Whilst Unforgotten Women makes important methodological, theoretical, and empirical contributions, two significant limitations warrant attention. The first involves the author’s (non-)engagement with decolonial, postcolonial, and Global South feminist theories. Although the book briefly mentions major thinkers like Spivak, Mohanty, and Abu-Lughod, these citations are largely confined to a few summary references and do not substantively shape the book’s analytical framework. The book’s analysis could have been enhanced by decolonial feminist frameworks that might illuminate how IS’s gendered governance intersected with broader colonial and imperial (gendered) structures. Thinkers like those above have developed frameworks for analysing how colonial power structures, Orientalist discourses, and imperial feminisms shape both the production of knowledge about Middle Eastern women and their lived experiences. Unforgotten Women remains grounded primarily in Euro-American feminist security studies and theories and does not draw on the rich body of decolonial, postcolonial, or Global South feminist work that might have expanded its conceptual reach—something that seems particularly important in a work focused on “local Iraqi, Syrian, and Kurdish women.” Without engaging with non-Western scholars and theories whilst applying a Western-developed, Western-centric framework onto a Middle Eastern context, questions of applicability arise.
The second limitation is slightly more structural in nature. By dividing up the analytical chapters between “Sunni Muslim” and “Yazidi” sections and using relevant women’s narratives in each and, often, comparative or implicatory phrases (i.e., “Like Sunni Muslim civilians, Yazidi women exerted restricted agency…” [p. 212]), a false equivalency is suggested. Sunni Muslim women faced authoritarian control, taxation, and violent enforcement of IS’s interpretation of Islamic law, but they retained basic “human” status within IS’s ideological framework. Ezidis faced systematic extermination, sexual slavery, forced conversion, and cultural destruction—experiences that transcend typical analyses of authoritarian citizenship. Ezidis were not human but rather property (sābayā, lit. female prisoners of war) in a system that literally commodified their bodies and lives. Whereas the book does a brilliant job of displaying the nuance of the “woman in IS” within the discussion of Sunni Muslim Arab women, there is less elucidation in respect to how Ezidi women fall comparatively within the same category rather than much more significantly toward the “victim” side, treated, as they were and still are, as literal vessels “through which IS could populate and expand its ‘caliphate’” (p. 214), not as human but as chattel (p. 112). The conceptual risk to treat Ezidi women as similarly governed is to understate the specificity of their dehumanization within IS ideology and practice. The book cites Patricia Hill Collins and Sirma Bilge (Intersectionality, 2016) to describe unaffiliated Sunni Muslim versus affiliated IS women (in terms of IS treatment) as two teams on an uneven playing field wherein one team is barred from playing (pp. 172–173). To include Ezidis in the analogy, one would have to say that they are barred from even forming a team—that is, they do not even exist within the same framework.

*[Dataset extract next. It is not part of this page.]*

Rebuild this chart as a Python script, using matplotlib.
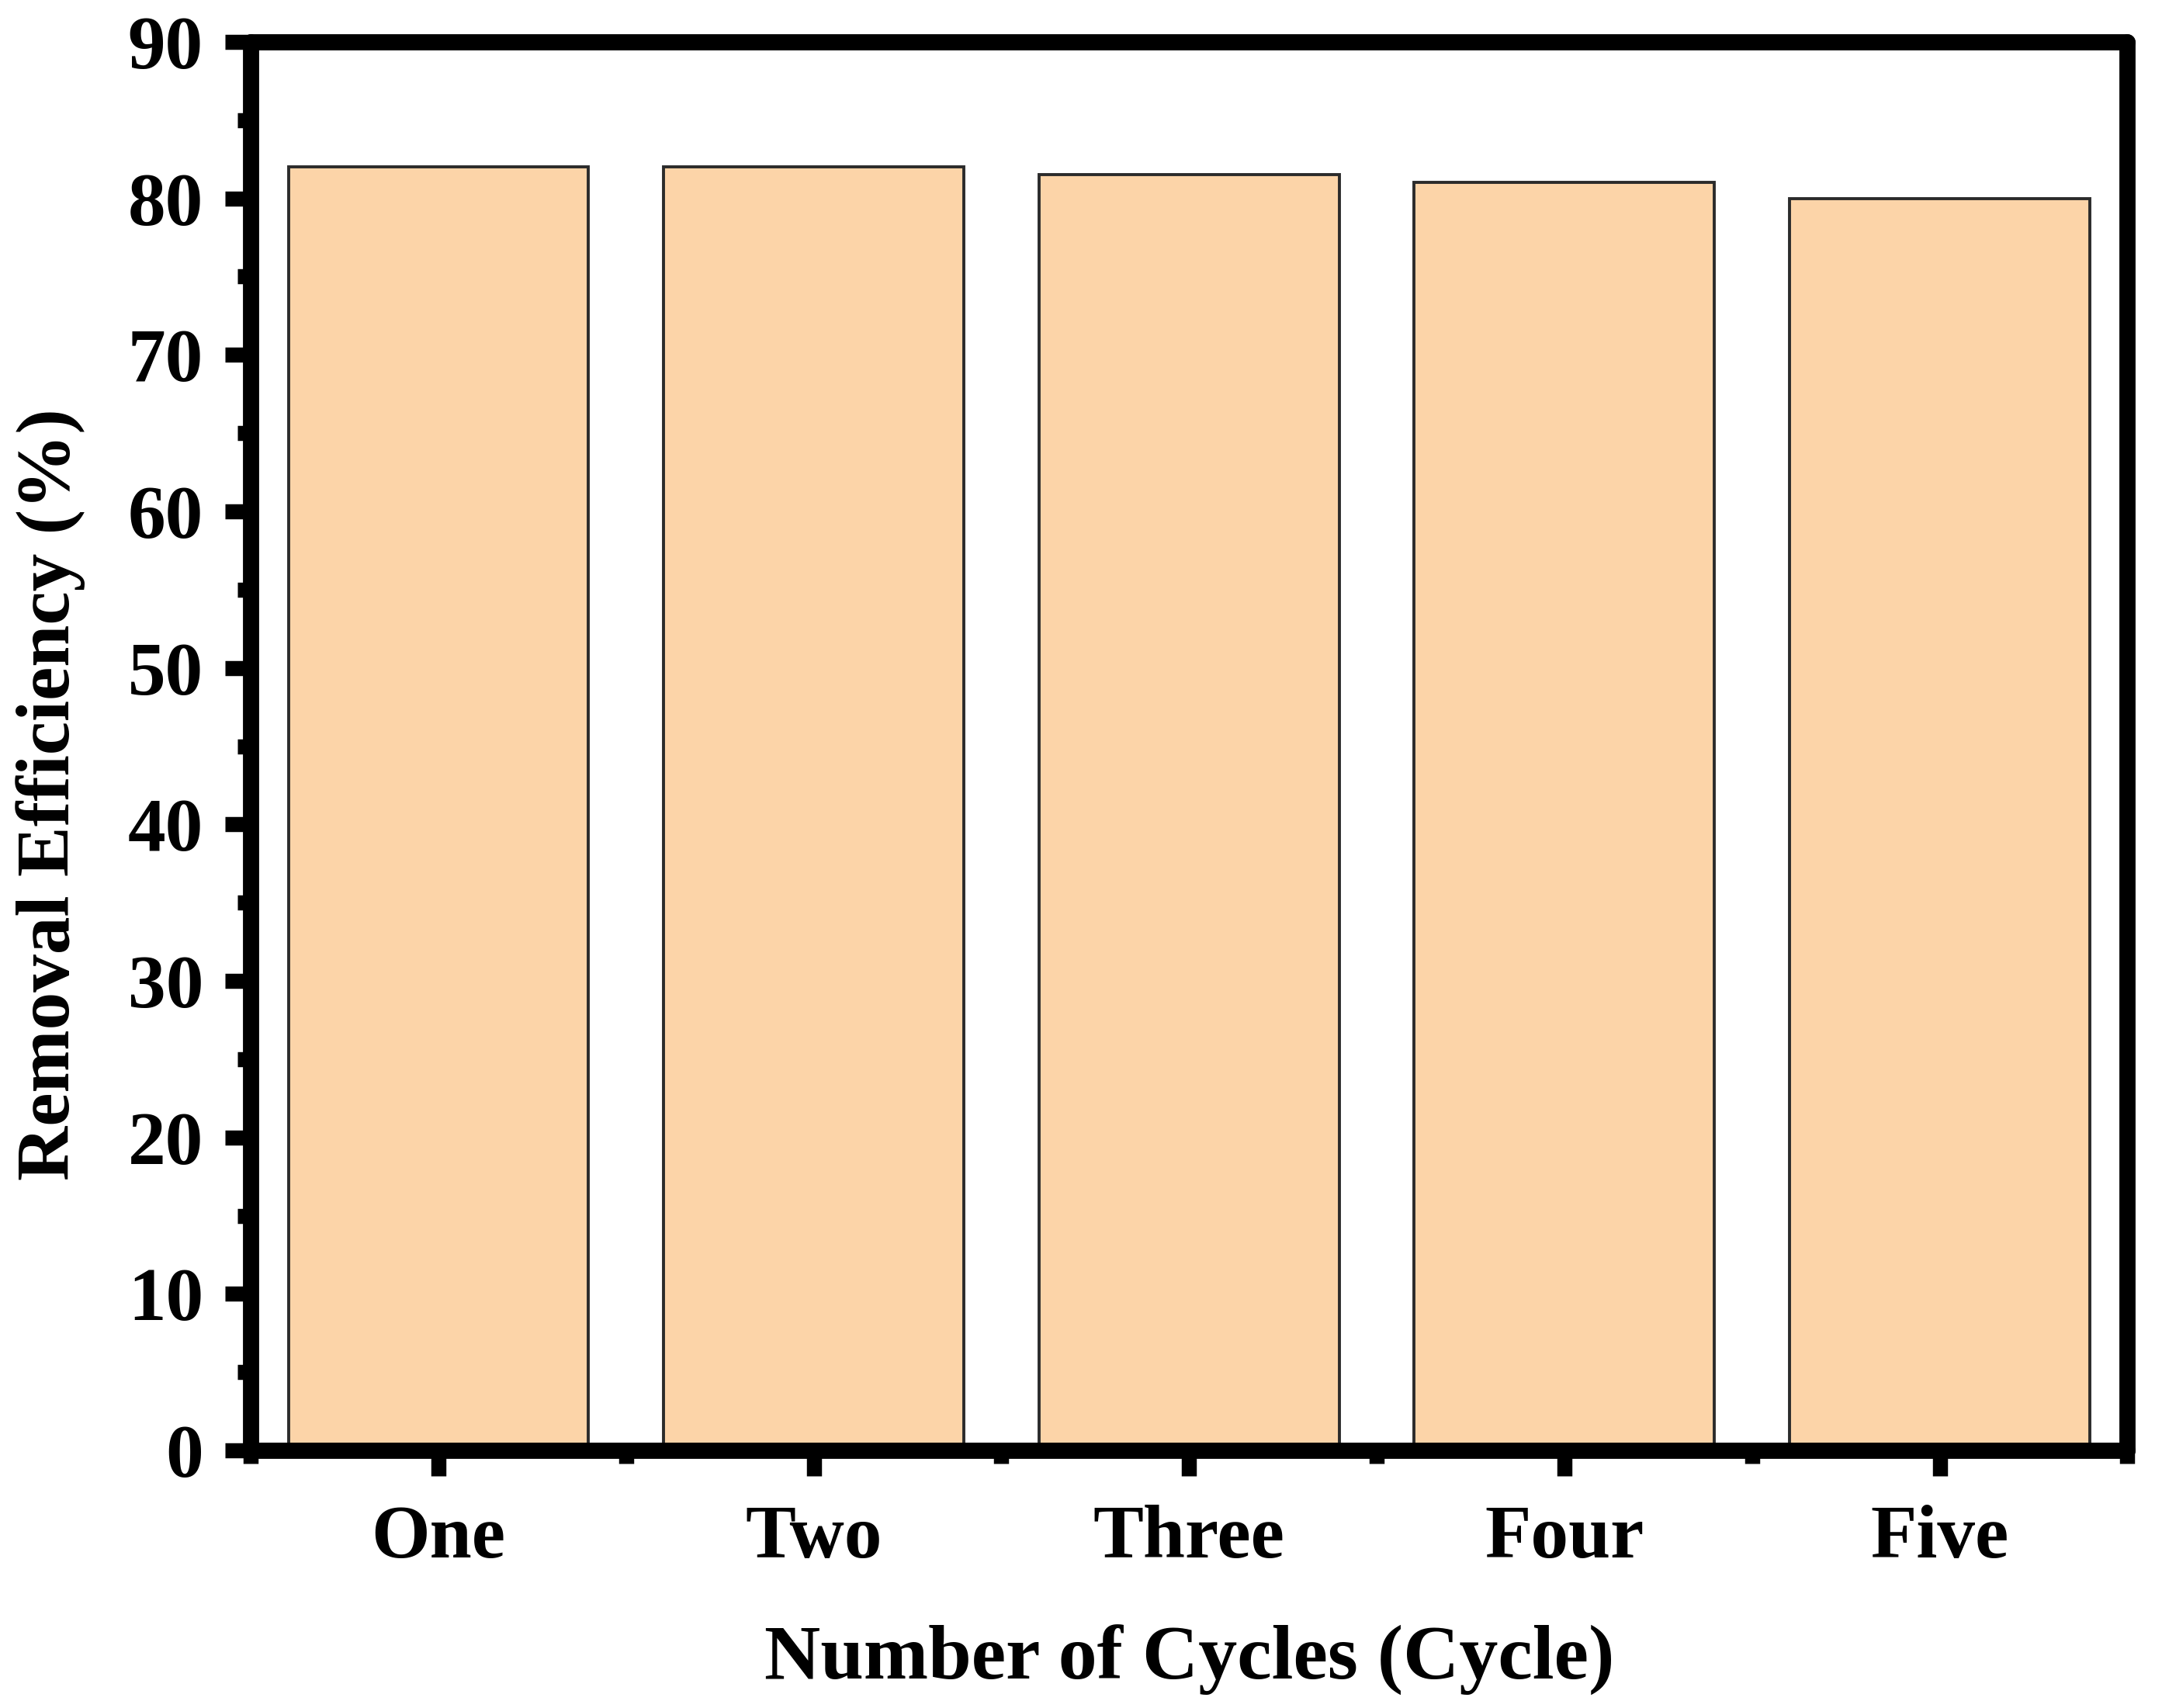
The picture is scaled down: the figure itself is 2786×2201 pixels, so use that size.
"""
Removal efficiency over repeated adsorption cycles, drawn as a bar chart.
"""

import matplotlib
matplotlib.use("Agg")
import matplotlib.pyplot as plt
from matplotlib.ticker import FixedLocator, MultipleLocator

# Cycle names and measured removal efficiency (%).
cycles = ["One", "Two", "Three", "Four", "Five"]
efficiency = [82.0, 82.0, 81.5, 81.0, 80.0]

# Axis ticks.
y_ticks = [0, 10, 20, 30, 40, 50, 60, 70, 80, 90]

OUTPUT_PLOT = "out.png"

plt.rcParams["font.family"] = ["Liberation Serif", "DejaVu Serif"]
plt.rcParams["font.weight"] = "bold"

fig = plt.figure(figsize=(13.93, 11.005), dpi=200)
ax = fig.add_axes([0.116, 0.1508, 0.868, 0.8247])

positions = list(range(len(cycles)))
ax.bar(
    positions,
    efficiency,
    width=0.8,
    color="#FCD4A8",
    edgecolor="#2b2b2b",
    linewidth=1.4,
    zorder=2,
)

ax.set_xlim(-0.5, len(cycles) - 0.5)
ax.set_ylim(0, 90)
ax.set_xticks(positions)
ax.set_xticklabels(cycles)
ax.xaxis.set_minor_locator(FixedLocator([p - 0.5 for p in positions] + [len(cycles) - 0.5]))
ax.set_yticks(y_ticks)
ax.yaxis.set_minor_locator(MultipleLocator(5))

for spine in ax.spines.values():
    spine.set_linewidth(7.5)
    spine.set_capstyle("round")

ax.tick_params(axis="both", which="major", direction="out", length=12, width=7,
               labelsize=35, pad=10)
ax.tick_params(axis="both", which="minor", direction="out", length=6, width=7)
ax.tick_params(top=False, right=False, which="both")
ax.tick_params(axis="x", which="major", pad=13)

for label in ax.get_xticklabels() + ax.get_yticklabels():
    label.set_fontweight("bold")

ax.set_xlabel("Number of Cycles (Cycle)", fontsize=36, fontweight="bold", labelpad=24)
ax.set_ylabel("Removal Efficiency (%)", fontsize=35, fontweight="bold")
ax.yaxis.set_label_coords(-0.088, 0.466)

fig.savefig(OUTPUT_PLOT, dpi=200)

Finally, attention should be brought to the book’s often-used phrase “local Iraqi, Syrian, and Kurdish women,” used to describe the 63 women interviewed. Yes, Sunni Muslim women were often local to the caliphate. Ezidis, however, were notoriously kidnapped and forcibly relocated hundreds and even thousands of kilometres away from their homeland in Shingal/Sinjar; they were markedly not local. Terming them “local” cannot help but again harken to a colonial view on the people and the region. Relatedly, while the book’s author has been more sensitive in terms of categorisation in the past (see Gina Vale, “Liberated, not free: Yazidi women after Islamic State captivity,” Small Wars & Insurgencies, 31(3), 2020), the classifying of Ezidis as “Kurdish” is similarly colonially obscuring. The spelling of “Yazidi” is also problematic but for slightly different reasons. The initial “Y” noise (IPA: [j]) is not reflective of in-group pronunciation, and, more importantly, it has been used as an excuse for genocidal attacks. Due to IS’s treatment of Ezidis, as detailed in the book, applying the initial-Y label to Ezidis, especially survivors, can be re-traumatising (R. Latham Lechowick, ‘I won’t let them be like me’: Ezidi Women’s Agency and Identity after the Sinjar Genocide, 2024, 51–53).

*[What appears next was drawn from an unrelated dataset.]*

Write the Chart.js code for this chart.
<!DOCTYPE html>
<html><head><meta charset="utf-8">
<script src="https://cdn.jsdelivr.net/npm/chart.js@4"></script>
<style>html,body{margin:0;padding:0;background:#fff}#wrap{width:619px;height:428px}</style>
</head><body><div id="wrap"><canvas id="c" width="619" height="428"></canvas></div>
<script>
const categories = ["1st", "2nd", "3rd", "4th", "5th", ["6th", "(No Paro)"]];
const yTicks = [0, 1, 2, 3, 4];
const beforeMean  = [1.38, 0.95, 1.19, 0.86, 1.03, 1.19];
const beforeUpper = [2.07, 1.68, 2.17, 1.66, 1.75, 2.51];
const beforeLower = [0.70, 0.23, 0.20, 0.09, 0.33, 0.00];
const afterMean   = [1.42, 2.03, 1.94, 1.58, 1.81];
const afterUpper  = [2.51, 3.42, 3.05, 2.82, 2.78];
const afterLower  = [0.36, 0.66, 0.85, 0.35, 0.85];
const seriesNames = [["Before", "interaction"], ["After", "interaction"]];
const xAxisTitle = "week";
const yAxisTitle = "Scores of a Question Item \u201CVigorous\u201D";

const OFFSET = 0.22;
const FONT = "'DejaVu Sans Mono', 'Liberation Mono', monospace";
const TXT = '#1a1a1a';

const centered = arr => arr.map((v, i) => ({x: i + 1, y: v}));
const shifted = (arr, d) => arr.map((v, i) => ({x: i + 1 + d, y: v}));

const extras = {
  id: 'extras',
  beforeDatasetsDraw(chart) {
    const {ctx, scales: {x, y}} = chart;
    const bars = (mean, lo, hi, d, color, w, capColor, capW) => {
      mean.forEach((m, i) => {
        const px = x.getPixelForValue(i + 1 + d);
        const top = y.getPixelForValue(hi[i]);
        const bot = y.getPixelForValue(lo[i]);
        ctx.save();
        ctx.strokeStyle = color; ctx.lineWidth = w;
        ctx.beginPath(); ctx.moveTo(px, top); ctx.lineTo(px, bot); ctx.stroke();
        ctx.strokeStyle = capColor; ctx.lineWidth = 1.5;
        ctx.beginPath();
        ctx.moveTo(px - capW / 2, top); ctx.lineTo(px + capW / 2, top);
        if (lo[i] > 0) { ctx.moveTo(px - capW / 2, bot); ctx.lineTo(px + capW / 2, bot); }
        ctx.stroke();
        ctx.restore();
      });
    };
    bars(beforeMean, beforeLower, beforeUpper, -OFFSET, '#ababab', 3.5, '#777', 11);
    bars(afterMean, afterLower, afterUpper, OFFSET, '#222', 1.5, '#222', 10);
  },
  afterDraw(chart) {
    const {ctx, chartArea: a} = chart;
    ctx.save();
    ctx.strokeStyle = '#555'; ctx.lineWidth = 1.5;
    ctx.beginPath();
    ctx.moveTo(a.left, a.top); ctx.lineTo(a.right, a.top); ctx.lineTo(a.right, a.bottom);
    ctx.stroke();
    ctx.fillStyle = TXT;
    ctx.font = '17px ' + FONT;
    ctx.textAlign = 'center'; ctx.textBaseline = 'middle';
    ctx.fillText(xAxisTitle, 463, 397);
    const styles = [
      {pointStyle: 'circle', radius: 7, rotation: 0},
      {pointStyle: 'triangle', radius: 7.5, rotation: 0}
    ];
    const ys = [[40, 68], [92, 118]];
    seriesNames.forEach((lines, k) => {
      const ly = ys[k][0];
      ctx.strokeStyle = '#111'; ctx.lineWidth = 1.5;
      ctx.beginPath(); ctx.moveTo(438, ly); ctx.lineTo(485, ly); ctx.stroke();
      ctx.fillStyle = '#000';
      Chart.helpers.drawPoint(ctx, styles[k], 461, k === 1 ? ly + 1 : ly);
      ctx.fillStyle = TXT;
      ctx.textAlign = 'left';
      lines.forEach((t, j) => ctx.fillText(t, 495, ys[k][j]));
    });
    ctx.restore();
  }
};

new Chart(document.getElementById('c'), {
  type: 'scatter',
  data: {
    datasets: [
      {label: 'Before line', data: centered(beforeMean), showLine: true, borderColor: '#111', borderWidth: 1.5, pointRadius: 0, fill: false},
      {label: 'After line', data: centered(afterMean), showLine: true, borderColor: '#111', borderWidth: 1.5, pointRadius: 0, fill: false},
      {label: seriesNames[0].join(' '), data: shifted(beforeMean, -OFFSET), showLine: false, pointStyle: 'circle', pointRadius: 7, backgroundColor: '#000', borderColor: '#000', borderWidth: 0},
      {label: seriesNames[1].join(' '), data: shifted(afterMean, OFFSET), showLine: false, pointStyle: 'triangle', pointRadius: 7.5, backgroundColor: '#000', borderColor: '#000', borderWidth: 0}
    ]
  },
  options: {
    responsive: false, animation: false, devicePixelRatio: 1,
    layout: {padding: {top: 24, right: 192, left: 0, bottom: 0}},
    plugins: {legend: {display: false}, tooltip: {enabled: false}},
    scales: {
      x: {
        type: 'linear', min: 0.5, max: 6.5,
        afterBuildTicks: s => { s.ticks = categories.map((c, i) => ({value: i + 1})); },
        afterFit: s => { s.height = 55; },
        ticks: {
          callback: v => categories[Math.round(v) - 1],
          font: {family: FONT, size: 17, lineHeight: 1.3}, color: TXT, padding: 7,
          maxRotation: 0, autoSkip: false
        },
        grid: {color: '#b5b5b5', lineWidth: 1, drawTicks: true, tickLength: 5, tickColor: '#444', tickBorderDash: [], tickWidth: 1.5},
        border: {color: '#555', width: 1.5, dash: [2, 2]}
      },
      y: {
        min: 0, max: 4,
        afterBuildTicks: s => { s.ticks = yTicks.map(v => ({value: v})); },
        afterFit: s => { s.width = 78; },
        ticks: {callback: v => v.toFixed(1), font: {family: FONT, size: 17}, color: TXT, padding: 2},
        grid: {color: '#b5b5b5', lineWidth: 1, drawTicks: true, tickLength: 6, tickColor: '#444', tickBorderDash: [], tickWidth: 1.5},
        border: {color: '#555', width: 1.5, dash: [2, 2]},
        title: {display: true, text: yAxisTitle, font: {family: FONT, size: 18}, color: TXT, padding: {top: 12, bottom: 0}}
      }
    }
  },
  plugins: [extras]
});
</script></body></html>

Despite its theoretical challenges and occasional analytical flattening, The Unforgotten Women of the Islamic State remains a significant and timely contribution. Vale succeeds in carving out space between the exhausted binaries of victim/perpetrator to illuminate a third, underexamined figure found within conflict: woman as governed civilian. The book’s achievements begin with the methodological centring of unaffiliated local women’s testimonies, paired with the rigorous intersectional reading of IS’s bureaucratic and ideological machinery. Subsequent engagement with feminist security studies and rebel governance literature provides an urgently needed model for analysing extremist proto-states through a gendered lens. The work’s sophisticated deconstruction of the monolithic “woman in IS” category, reveals a complex, stratified system of governance where intersectional hierarchies determine women’s access to rights, resources, and protection. This is particularly evident in the author’s nuanced analysis of Sunni Muslim women’s experiences. Vale’s work represents a crucial contribution to understanding how intersectional hierarchies function within extremist governance systems, demonstrating that intersectionality is not merely useful but can be essential for analysing gendered dimensions of rebel control.